Decisiveness is one of those personal development skills that quietly shapes everything: your career decisions, your relationships, and your daily habits. When you cannot choose, you do not stay neutral, you drift. That drift shows up as missed opportunities, half-finished plans, and the nagging weight of unresolved choices. Many people confuse decisiveness with rushing, but strong decision making is about clarity plus timely action. It is the courage to move from consideration to commitment, even when the outcome is not guaranteed, and that is what creates forward motion.
A big reason we get stuck is analysis paralysis. Indecision often comes from fear of making the wrong choice, fear of judgment, or fear of missing out. Modern life amplifies those fears because there is always another option, another opinion, another comparison. The cost is real: indecision burns mental energy, raises stress, and can make small choices feel exhausting. The irony is that the unresolved decision is often more painful than the decision itself. Once you decide, you reclaim attention and can put your energy into execution.
A decisive mindset has a few foundations that make choices easier. First is clarity on goals and values, because goals act like a filter that narrows your options fast. If you know where you are going, many choices become obvious, even if they are not easy. Second is confidence, meaning you trust your judgment and believe you can handle the result whether it is good or bad. Third is courage, because every meaningful choice includes uncertainty. Decisiveness is not pretending risk does not exist; it is taking responsibility anyway.
The benefits of decisiveness compound over time. It creates momentum, because each choice produces action and action produces progress. That progress becomes a positive feedback loop: you build evidence that you can make good calls, which builds self-efficacy and makes the next decision easier. Decisiveness also reduces stress and anxiety by removing the psychological burden of “still not knowing.” And it earns respect in leadership and teamwork, because people trust someone who can evaluate, decide, and commit instead of endlessly circling the same debate.

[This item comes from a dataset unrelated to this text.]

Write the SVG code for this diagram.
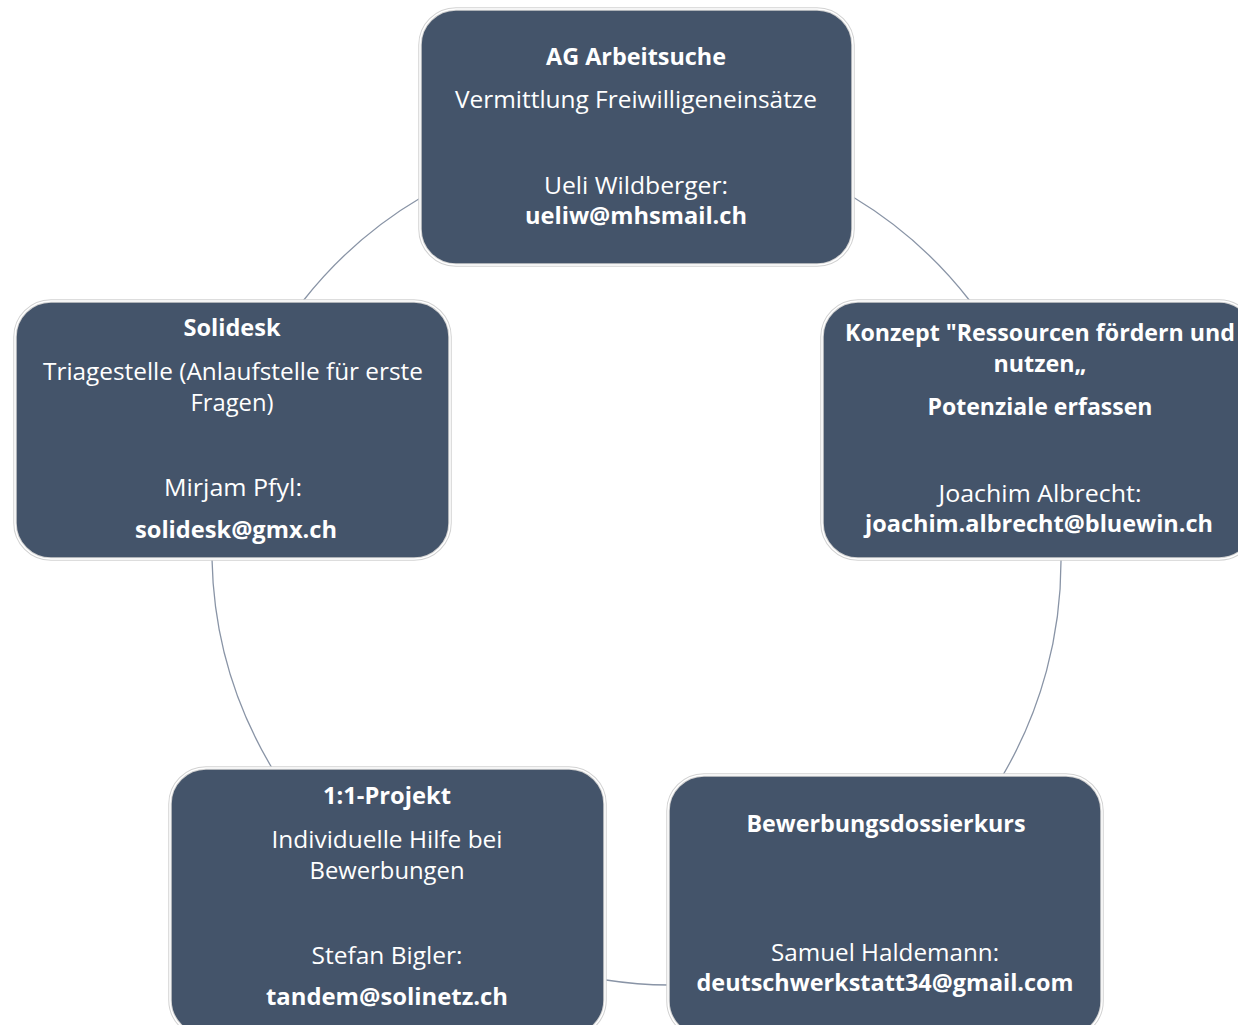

You can train decisiveness like a muscle by starting small. Practice quick decisions on low-stakes choices, like picking dinner or setting a short time limit when shopping. Use “good enough” thinking to fight perfectionism, a major driver of indecision. A timely 80% decision often beats a perfect decision that arrives too late. Set deadlines for bigger decisions so you stop collecting information forever. Deadlines force you to shift from research mode into action mode.
When fear spikes, try a worst-case scenario exercise. Ask, what is the absolute worst that can happen if I choose this path, and how would I respond? Most of the time, the realistic downside is manageable, and naming it reduces the anxiety fog. Then you can plan a response and move forward with confidence. Decisiveness is not about never adjusting; it is about choosing a direction, learning quickly, and pivoting when needed. That is how you live with intention instead of letting life happen to you.